BY: TANNER HEWITT
If you're an avid pot smoker, you've probably tried a marijuana edible before and have your own experiences to touch on. However, I know there are probably more people out there who have smoked a little pot in their day but have never eaten an edible. This article won't be about how to make any edibles; you can find that information anywhere on the Internet (or go buy Jeff the 420 Chef's new recipe book).
Instead, I want to share advice and precautions for those new to the edible realm, since the experience of eating marijuana-infused foods is different than smoking pot.
Why edibles and why now?
After missing their chance in 2012 with Proposition 19, Californians finally got the marijuana legalization they were asking for last November. Millions smoked in celebration that night, but they also voted on the same ballot (and by a wider margin) for a $2 tax increase per pack of cigarettes and vape products. The message there is clear – give us our bud, but get rid of the butts.
Smoking will always be the quickest and most common way to consume marijuana, and research (over a seven-year study) actually shows that smoking up to a joint per day has no effects on lung capacity. Regardless, smoking in general isn't allowed in many places anymore, including CSULB and dozens of other campuses across the state that have already banned smoking and vaping.
As it stands now, there are plenty of establishments that people can go to and enjoy a drink, but there's virtually nowhere to enjoy smoking pot – unless you want to eat it. If you want to go out and have some weed, edibles are the only way to go for now.
So here's some things to remember before you eat your weed:
- Check the dosage: Pot is sold in grams, while most edibles are sold with the dosage in micrograms. The most common dose for edibles are between 1mg to 30mg per serving.

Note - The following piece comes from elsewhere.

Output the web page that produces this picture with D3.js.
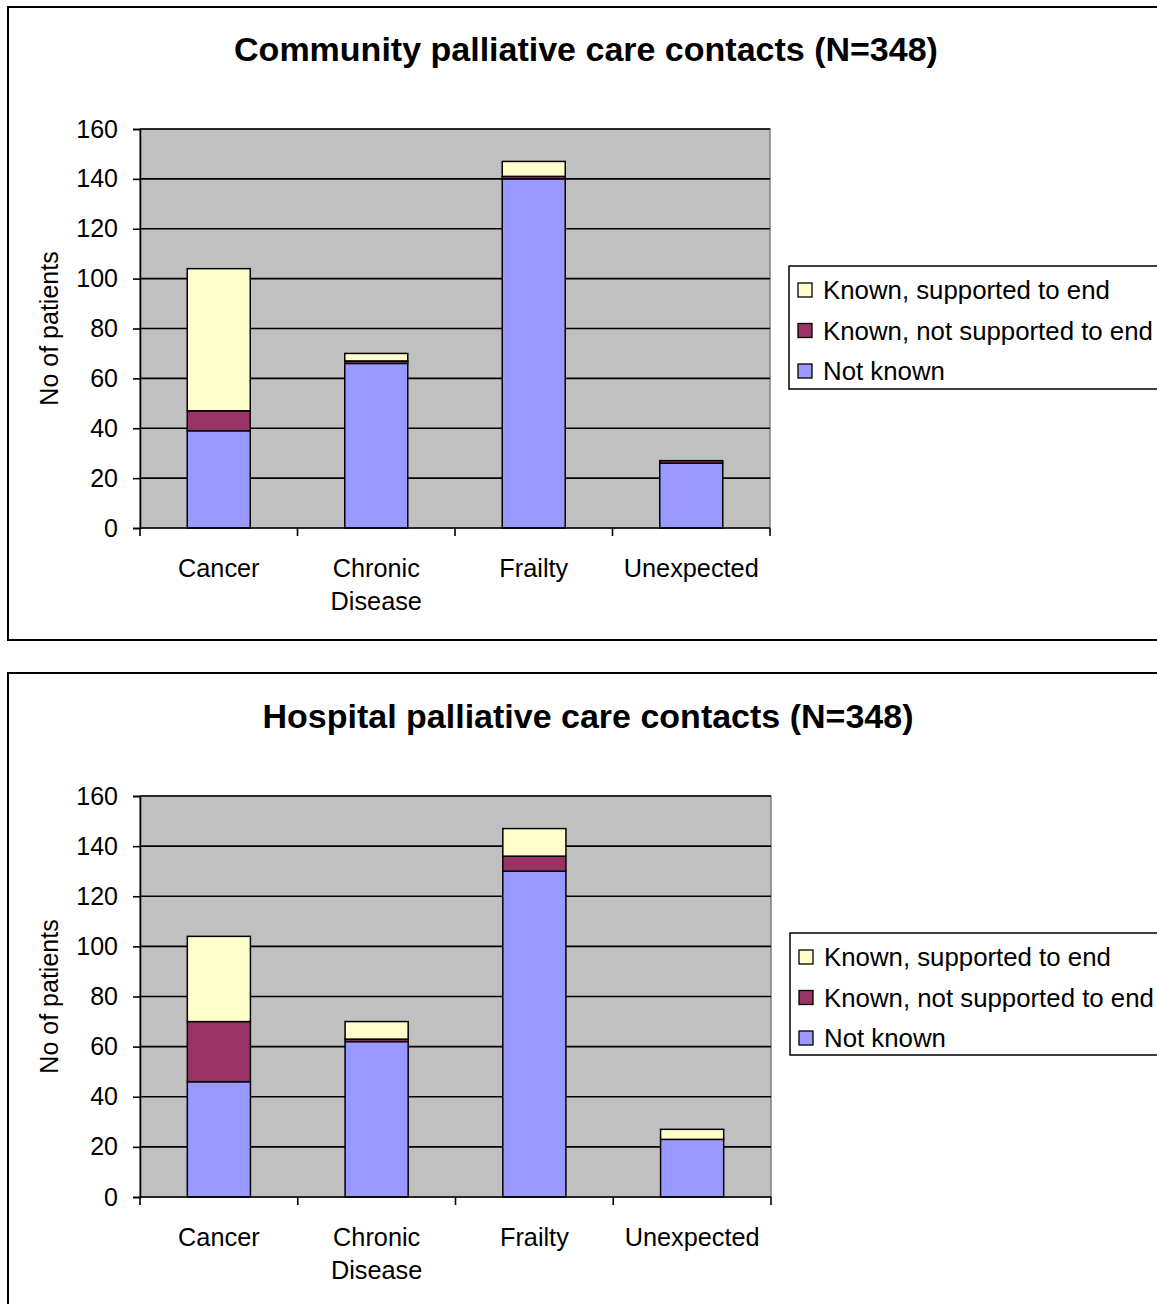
<!DOCTYPE html>
<html>
<head>
<meta charset="utf-8">
<script src="https://cdn.jsdelivr.net/npm/d3@7"></script>
<style>
  html, body { margin: 0; padding: 0; background: #fff; }
  svg { display: block; font-family: "Liberation Sans", Arial, sans-serif; }
</style>
</head>
<body>
<svg id="chart" width="1157" height="1304"></svg>
<script>
// Categories and series
const categories = ["Cancer", "Chronic Disease", "Frailty", "Unexpected"];
const seriesNames = ["Not known", "Known, not supported to end", "Known, supported to end"];
const seriesColors = ["#9999FF", "#993366", "#FFFFCC"];
const yTicks = [0, 20, 40, 60, 80, 100, 120, 140, 160];

// Community contacts
const communityNotKnown = [39, 66, 140, 26];
const communityNotSupported = [8, 1, 1, 1];
const communitySupported = [57, 3, 6, 0];

// Hospital contacts
const hospitalNotKnown = [46, 62, 130, 23];
const hospitalNotSupported = [24, 1, 6, 0];
const hospitalSupported = [34, 7, 11, 4];

const svg = d3.select("#chart");

function drawChart(cfg) {
  const g = svg.append("g");

  // outer frame (runs off the right edge)
  g.append("rect")
    .attr("x", cfg.frame[0]).attr("y", cfg.frame[1])
    .attr("width", cfg.frame[2]).attr("height", cfg.frame[3])
    .attr("fill", "#fff").attr("stroke", "#000").attr("stroke-width", 2);

  g.append("text")
    .attr("x", cfg.titleX).attr("y", cfg.titleY)
    .attr("text-anchor", "middle")
    .attr("font-size", 34).attr("font-weight", "bold")
    .text(cfg.title);

  const x = d3.scaleBand().domain(categories).range([cfg.left, cfg.right]).paddingInner(0).paddingOuter(0);
  const y = d3.scaleLinear().domain([0, 160]).range([cfg.bottom, cfg.top]);

  // plot background
  g.append("rect")
    .attr("x", cfg.left).attr("y", cfg.top)
    .attr("width", cfg.right - cfg.left).attr("height", cfg.bottom - cfg.top)
    .attr("fill", "#C0C0C0").attr("stroke", "#808080").attr("stroke-width", 1.5);

  // gridlines
  g.append("g").selectAll("line").data(yTicks.filter(t => t > 0)).join("line")
    .attr("x1", cfg.left).attr("x2", cfg.right)
    .attr("y1", d => y(d)).attr("y2", d => y(d))
    .attr("stroke", "#000").attr("stroke-width", 1.6);

  // stacked bars
  const rows = categories.map((c, i) => {
    const r = { cat: c };
    seriesNames.forEach((s, k) => { r[s] = cfg.series[k][i]; });
    return r;
  });
  const stacked = d3.stack().keys(seriesNames)(rows);
  const bw = x.bandwidth() * 0.4;
  stacked.forEach((layer, k) => {
    g.append("g").selectAll("rect").data(layer).join("rect")
      .attr("x", d => x(d.data.cat) + (x.bandwidth() - bw) / 2)
      .attr("width", bw)
      .attr("y", d => y(d[1]))
      .attr("height", d => Math.max(0, y(d[0]) - y(d[1])))
      .attr("fill", seriesColors[k])
      .attr("stroke", "#000").attr("stroke-width", 1.5)
      .attr("display", d => d[1] - d[0] > 0 ? null : "none");
  });

  // y axis
  const yAxis = g.append("g").attr("transform", `translate(${cfg.left},0)`)
    .call(d3.axisLeft(y).tickValues(yTicks).tickSize(7).tickPadding(15));
  yAxis.select(".domain").attr("stroke", "#000").attr("stroke-width", 1.6);
  yAxis.selectAll(".tick line").attr("stroke", "#000").attr("stroke-width", 1.6);
  yAxis.selectAll(".tick text").attr("font-size", 25).attr("fill", "#000")
    .attr("font-family", "'Liberation Sans', Arial, sans-serif");

  // x axis: ticks on category boundaries
  g.append("line")
    .attr("x1", cfg.left).attr("x2", cfg.right)
    .attr("y1", cfg.bottom).attr("y2", cfg.bottom)
    .attr("stroke", "#000").attr("stroke-width", 1.6);
  const bounds = categories.map(c => x(c)).concat([cfg.right]);
  g.append("g").selectAll("line").data(bounds).join("line")
    .attr("x1", d => d).attr("x2", d => d)
    .attr("y1", cfg.bottom).attr("y2", cfg.bottom + 8)
    .attr("stroke", "#000").attr("stroke-width", 1.6);

  g.append("g").selectAll("text").data(categories).join("text")
    .attr("text-anchor", "middle")
    .attr("font-size", 25.3)
    .attr("transform", d => `translate(${x(d) + x.bandwidth() / 2},${cfg.bottom + 49})`)
    .each(function (d) {
      const words = d.split(" ");
      d3.select(this).selectAll("tspan").data(words).join("tspan")
        .attr("x", 0).attr("dy", (w, i) => i === 0 ? 0 : 33).text(w => w);
    });

  // y axis title
  g.append("text")
    .attr("transform", `translate(${cfg.yLabelX},${(cfg.top + cfg.bottom) / 2}) rotate(-90)`)
    .attr("text-anchor", "middle").attr("font-size", 25)
    .text("No of patients");

  // legend
  const lg = g.append("g");
  lg.append("rect")
    .attr("x", cfg.legend[0]).attr("y", cfg.legend[1])
    .attr("width", 420).attr("height", cfg.legend[2])
    .attr("fill", "#fff").attr("stroke", "#000").attr("stroke-width", 1.5);
  const order = [2, 1, 0];
  order.forEach((k, i) => {
    const cy = cfg.legend[1] + 24 + i * 40.5;
    lg.append("rect")
      .attr("x", cfg.legend[0] + 9).attr("y", cy - 7)
      .attr("width", 14).attr("height", 14)
      .attr("fill", seriesColors[k]).attr("stroke", "#000").attr("stroke-width", 1.3);
    lg.append("text")
      .attr("x", cfg.legend[0] + 34).attr("y", cy + 9)
      .attr("font-size", 25.8).text(seriesNames[k]);
  });
}

drawChart({
  frame: [8, 7, 1200, 633],
  title: "Community palliative care contacts (N=348)",
  titleX: 586, titleY: 61,
  left: 140, right: 770, top: 129, bottom: 528,
  yLabelX: 58,
  legend: [789, 266, 123],
  series: [communityNotKnown, communityNotSupported, communitySupported]
});

drawChart({
  frame: [8, 673, 1200, 700],
  title: "Hospital palliative care contacts (N=348)",
  titleX: 588, titleY: 728,
  left: 140, right: 771, top: 796, bottom: 1197,
  yLabelX: 58,
  legend: [790, 933, 122],
  series: [hospitalNotKnown, hospitalNotSupported, hospitalSupported]
});
</script>
</body>
</html>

- Convert that dosage: Let's try and visualize how much pot you're used to smoking. A half gram of pot is roughly the size of a bottle cap. That half gram dose of flower is equal to about 5mg to 10mg of Tetrahydrocannabinol (THC) in an edible. This is because burning marijuana includes a lot of variables that affect the actual amount of THC you’ll get on a per hit basis. Edibles share that variance, but most edibles are sold with easily divided sections and known dosages for a particular amount, which cuts back on those variables.
- WAIT: Smoking pot will affect you immediately, but edibles are absorbed in your gastrointestinal tract, so it may take anywhere from 45 to 90 minutes to take effect. When you inhale marijuana smoke, the THC instantly reaches your bloodstream along with the oxygen you breathe. Think of swallowing a pill – sometimes it takes a while to work. In my experience (mostly with chocolates), it's almost always 75 minutes. It's important not to eat more of an edible before you feel its effects, or you could get more high than you planned for.
- Plan accordingly: Edibles not only take longer to affect you, but they will usually keep you high longer. It's important to plan to be stoned for around five to seven hours compared to the one to three hours you might be used to with smoking, even after you've converted your dosage. This is especially true for the psychoactive effects of marijuana, but your body high will likely last longer and be more intense than with smoking too. If you use marijuana as a medical pain reliever, take note that relief will not be immediate.
- Record and remember: You won't truly know what marijuana edibles are like until you try one for yourself. Remember what kind of edible you took, what the dosage was, and how long it took to affect you. These things will make your next pot meal a breeze and will keep you safe.
With those tips in mind, go out there and have some fun! Be safe and obey any marijuana laws. Check out all kinds of marijuana recipes online (there's a lot more than brownies and Rice Crispy treats out there nowadays.) Find something that makes you happy and try it out.